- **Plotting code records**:

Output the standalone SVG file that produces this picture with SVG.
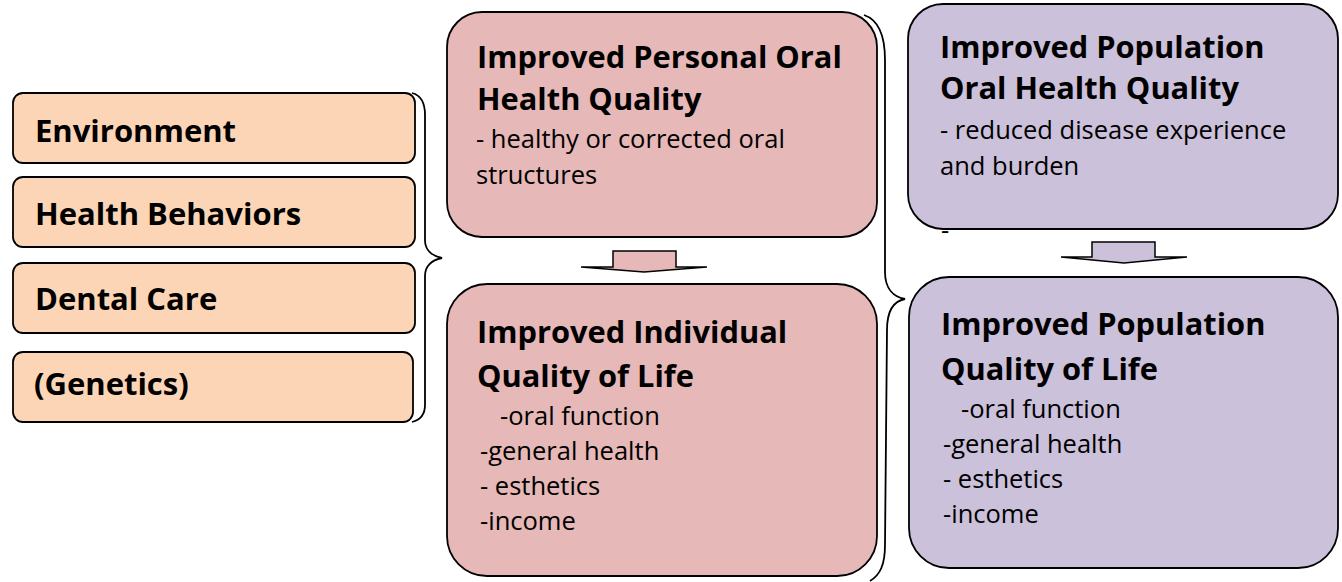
<svg xmlns="http://www.w3.org/2000/svg" width="1342" height="582" viewBox="0 0 1342 582">
<style>
.box{stroke:#000;stroke-width:1.8}
.orange{fill:#FBD5B5}
.pink{fill:#E6B8B7}
.purple{fill:#CCC1DA}
.lbl{font-family:"Open Sans","Liberation Sans",sans-serif;font-weight:bold;font-size:31px;fill:#000}
.ttl{font-family:"Open Sans","Liberation Sans",sans-serif;font-weight:bold;font-size:30.8px;fill:#000}
.body{font-family:"Open Sans","Liberation Sans",sans-serif;font-size:25.5px;fill:#000}
.brace{fill:none;stroke:#000;stroke-width:1.8}
.arrow{stroke:#000;stroke-width:1.5;stroke-linejoin:miter}
</style>
<rect width="1342" height="582" fill="#fff"/>
<g id="environment">
<rect class="box orange" x="13" y="93" width="402" height="70" rx="10"/>
<text class="lbl" x="35" y="142">Environment</text>
</g>
<g id="health-behaviors">
<rect class="box orange" x="13" y="177" width="402" height="70" rx="10"/>
<text class="lbl" x="35" y="225">Health Behaviors</text>
</g>
<g id="dental-care">
<rect class="box orange" x="13" y="263" width="402" height="70" rx="10"/>
<text class="lbl" x="35" y="310">Dental Care</text>
</g>
<g id="genetics">
<rect class="box orange" x="13" y="352" width="400" height="70" rx="10"/>
<text class="lbl" x="34" y="395">(Genetics)</text>
</g>
<g id="personal-oral-health">
<rect class="box pink" x="447" y="12" width="430" height="225" rx="35"/>
<text class="ttl" x="477" y="68">Improved Personal Oral</text>
<text class="ttl" x="477" y="110">Health Quality</text>
<text class="body" x="476" y="148">- healthy or corrected oral</text>
<text class="body" x="476" y="184">structures</text>
</g>
<g id="individual-qol">
<rect class="box pink" x="447" y="284" width="430" height="292" rx="40"/>
<text class="ttl" x="477" y="343">Improved Individual</text>
<text class="ttl" x="477" y="387">Quality of Life</text>
<text class="body" x="500" y="425">-oral function</text>
<text class="body" x="480" y="460">-general health</text>
<text class="body" x="480" y="495">- esthetics</text>
<text class="body" x="480" y="530">-income</text>
</g>
<g id="population-oral-health">
<text class="body" x="941" y="239">-</text>
<rect class="box purple" x="908" y="4" width="430" height="225" rx="35"/>
<text class="ttl" x="940" y="58">Improved Population</text>
<text class="ttl" x="940" y="99">Oral Health Quality</text>
<text class="body" x="940" y="139">- reduced disease experience</text>
<text class="body" x="940" y="175">and burden</text>
</g>
<g id="population-qol">
<rect class="box purple" x="909" y="277" width="429" height="291" rx="40"/>
<text class="ttl" x="941" y="335">Improved Population</text>
<text class="ttl" x="941" y="380">Quality of Life</text>
<text class="body" x="961" y="418">-oral function</text>
<text class="body" x="943" y="453">-general health</text>
<text class="body" x="943" y="488">- esthetics</text>
<text class="body" x="943" y="523">-income</text>
</g>
<g id="connectors">
<path class="brace" d="M412,93 C420,95 425,102 425,115 L425,240 C425,250 432,256 442,258 C432,260 425,266 425,276 L425,405 C425,415 420,420 412,422"/>
<path class="brace" d="M864,15 C879,20 885,35 885,60 L885,272 C885,289 894,297 905,299 C894,301 887,310 887,330 L885,545 C885,565 880,575 870,581"/>
<path class="arrow pink" d="M613,267 L613,251 L676,251 L676,267 L707,267 L644,272 L581,267 Z"/>
<path class="arrow purple" d="M1092,257 L1092,242 L1155,242 L1155,257 L1187,257 L1124,263 L1061,257 Z"/>
</g>
</svg>
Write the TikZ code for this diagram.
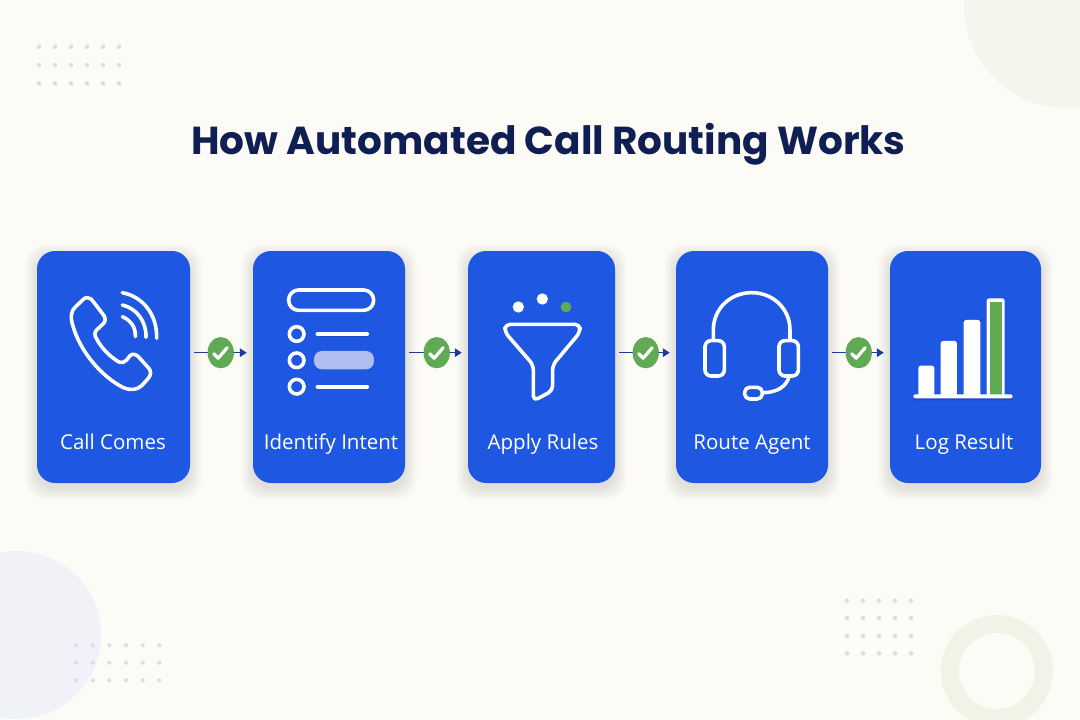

- **What is required**:
Repeat the material above in full and exactly, omitting the pictures.

- **Expected output**:
Output the standalone SVG file that produces this picture with SVG.
<svg xmlns="http://www.w3.org/2000/svg" width="1342" height="582" viewBox="0 0 1342 582">
<style>
.box{stroke:#000;stroke-width:1.8}
.orange{fill:#FBD5B5}
.pink{fill:#E6B8B7}
.purple{fill:#CCC1DA}
.lbl{font-family:"Open Sans","Liberation Sans",sans-serif;font-weight:bold;font-size:31px;fill:#000}
.ttl{font-family:"Open Sans","Liberation Sans",sans-serif;font-weight:bold;font-size:30.8px;fill:#000}
.body{font-family:"Open Sans","Liberation Sans",sans-serif;font-size:25.5px;fill:#000}
.brace{fill:none;stroke:#000;stroke-width:1.8}
.arrow{stroke:#000;stroke-width:1.5;stroke-linejoin:miter}
</style>
<rect width="1342" height="582" fill="#fff"/>
<g id="environment">
<rect class="box orange" x="13" y="93" width="402" height="70" rx="10"/>
<text class="lbl" x="35" y="142">Environment</text>
</g>
<g id="health-behaviors">
<rect class="box orange" x="13" y="177" width="402" height="70" rx="10"/>
<text class="lbl" x="35" y="225">Health Behaviors</text>
</g>
<g id="dental-care">
<rect class="box orange" x="13" y="263" width="402" height="70" rx="10"/>
<text class="lbl" x="35" y="310">Dental Care</text>
</g>
<g id="genetics">
<rect class="box orange" x="13" y="352" width="400" height="70" rx="10"/>
<text class="lbl" x="34" y="395">(Genetics)</text>
</g>
<g id="personal-oral-health">
<rect class="box pink" x="447" y="12" width="430" height="225" rx="35"/>
<text class="ttl" x="477" y="68">Improved Personal Oral</text>
<text class="ttl" x="477" y="110">Health Quality</text>
<text class="body" x="476" y="148">- healthy or corrected oral</text>
<text class="body" x="476" y="184">structures</text>
</g>
<g id="individual-qol">
<rect class="box pink" x="447" y="284" width="430" height="292" rx="40"/>
<text class="ttl" x="477" y="343">Improved Individual</text>
<text class="ttl" x="477" y="387">Quality of Life</text>
<text class="body" x="500" y="425">-oral function</text>
<text class="body" x="480" y="460">-general health</text>
<text class="body" x="480" y="495">- esthetics</text>
<text class="body" x="480" y="530">-income</text>
</g>
<g id="population-oral-health">
<text class="body" x="941" y="239">-</text>
<rect class="box purple" x="908" y="4" width="430" height="225" rx="35"/>
<text class="ttl" x="940" y="58">Improved Population</text>
<text class="ttl" x="940" y="99">Oral Health Quality</text>
<text class="body" x="940" y="139">- reduced disease experience</text>
<text class="body" x="940" y="175">and burden</text>
</g>
<g id="population-qol">
<rect class="box purple" x="909" y="277" width="429" height="291" rx="40"/>
<text class="ttl" x="941" y="335">Improved Population</text>
<text class="ttl" x="941" y="380">Quality of Life</text>
<text class="body" x="961" y="418">-oral function</text>
<text class="body" x="943" y="453">-general health</text>
<text class="body" x="943" y="488">- esthetics</text>
<text class="body" x="943" y="523">-income</text>
</g>
<g id="connectors">
<path class="brace" d="M412,93 C420,95 425,102 425,115 L425,240 C425,250 432,256 442,258 C432,260 425,266 425,276 L425,405 C425,415 420,420 412,422"/>
<path class="brace" d="M864,15 C879,20 885,35 885,60 L885,272 C885,289 894,297 905,299 C894,301 887,310 887,330 L885,545 C885,565 880,575 870,581"/>
<path class="arrow pink" d="M613,267 L613,251 L676,251 L676,267 L707,267 L644,272 L581,267 Z"/>
<path class="arrow purple" d="M1092,257 L1092,242 L1155,242 L1155,257 L1187,257 L1124,263 L1061,257 Z"/>
</g>
</svg>
Write the TikZ code for this diagram.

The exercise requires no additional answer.